- _MATERIAL_
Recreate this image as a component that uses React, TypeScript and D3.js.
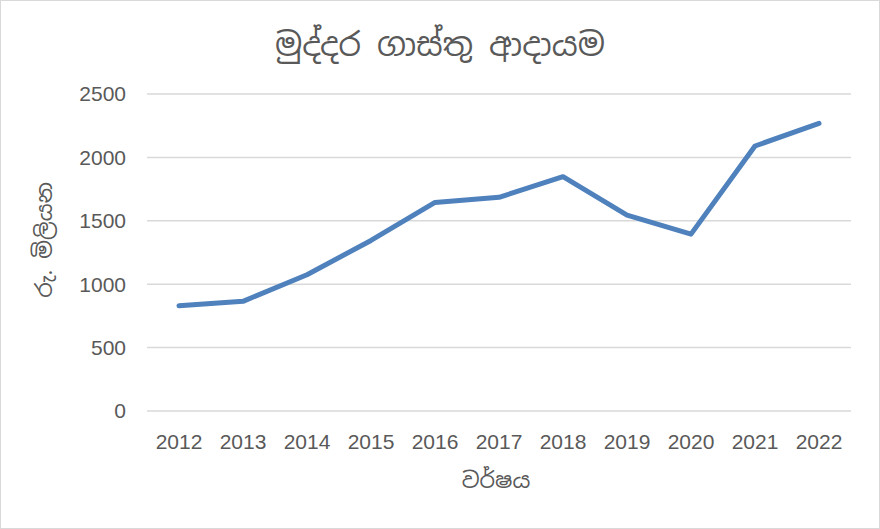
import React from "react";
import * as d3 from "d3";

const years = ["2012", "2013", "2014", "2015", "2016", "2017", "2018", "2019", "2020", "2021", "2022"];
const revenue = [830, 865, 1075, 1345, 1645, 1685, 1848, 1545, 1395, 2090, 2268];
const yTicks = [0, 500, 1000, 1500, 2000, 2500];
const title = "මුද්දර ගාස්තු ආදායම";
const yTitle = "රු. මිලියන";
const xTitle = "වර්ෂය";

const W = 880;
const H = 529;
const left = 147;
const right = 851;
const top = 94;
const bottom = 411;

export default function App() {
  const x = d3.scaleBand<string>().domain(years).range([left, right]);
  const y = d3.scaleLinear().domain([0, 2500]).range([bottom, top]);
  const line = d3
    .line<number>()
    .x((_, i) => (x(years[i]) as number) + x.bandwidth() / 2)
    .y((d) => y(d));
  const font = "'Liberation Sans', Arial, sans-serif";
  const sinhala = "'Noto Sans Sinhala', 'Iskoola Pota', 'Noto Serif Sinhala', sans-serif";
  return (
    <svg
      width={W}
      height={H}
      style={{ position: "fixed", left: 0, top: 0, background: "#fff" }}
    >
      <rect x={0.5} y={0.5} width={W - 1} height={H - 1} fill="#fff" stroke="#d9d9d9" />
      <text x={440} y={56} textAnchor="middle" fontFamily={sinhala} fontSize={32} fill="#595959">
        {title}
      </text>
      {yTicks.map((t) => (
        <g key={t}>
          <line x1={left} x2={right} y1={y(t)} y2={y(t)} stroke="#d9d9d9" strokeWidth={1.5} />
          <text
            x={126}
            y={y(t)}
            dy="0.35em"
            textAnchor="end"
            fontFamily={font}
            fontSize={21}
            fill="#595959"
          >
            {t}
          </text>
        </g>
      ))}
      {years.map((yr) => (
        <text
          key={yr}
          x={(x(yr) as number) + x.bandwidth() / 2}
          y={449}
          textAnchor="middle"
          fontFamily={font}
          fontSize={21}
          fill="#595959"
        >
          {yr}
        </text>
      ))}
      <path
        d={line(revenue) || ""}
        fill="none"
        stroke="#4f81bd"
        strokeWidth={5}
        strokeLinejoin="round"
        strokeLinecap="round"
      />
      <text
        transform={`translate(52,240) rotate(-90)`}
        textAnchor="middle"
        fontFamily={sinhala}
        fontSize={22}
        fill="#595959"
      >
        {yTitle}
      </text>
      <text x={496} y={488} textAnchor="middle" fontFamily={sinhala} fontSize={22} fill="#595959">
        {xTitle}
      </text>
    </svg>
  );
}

- _EXERCISE_
Where a line above contains the string "React", copy that line.

- _FULL RESPONSE_
Recreate this image as a component that uses React, TypeScript and D3.js.
import React from "react";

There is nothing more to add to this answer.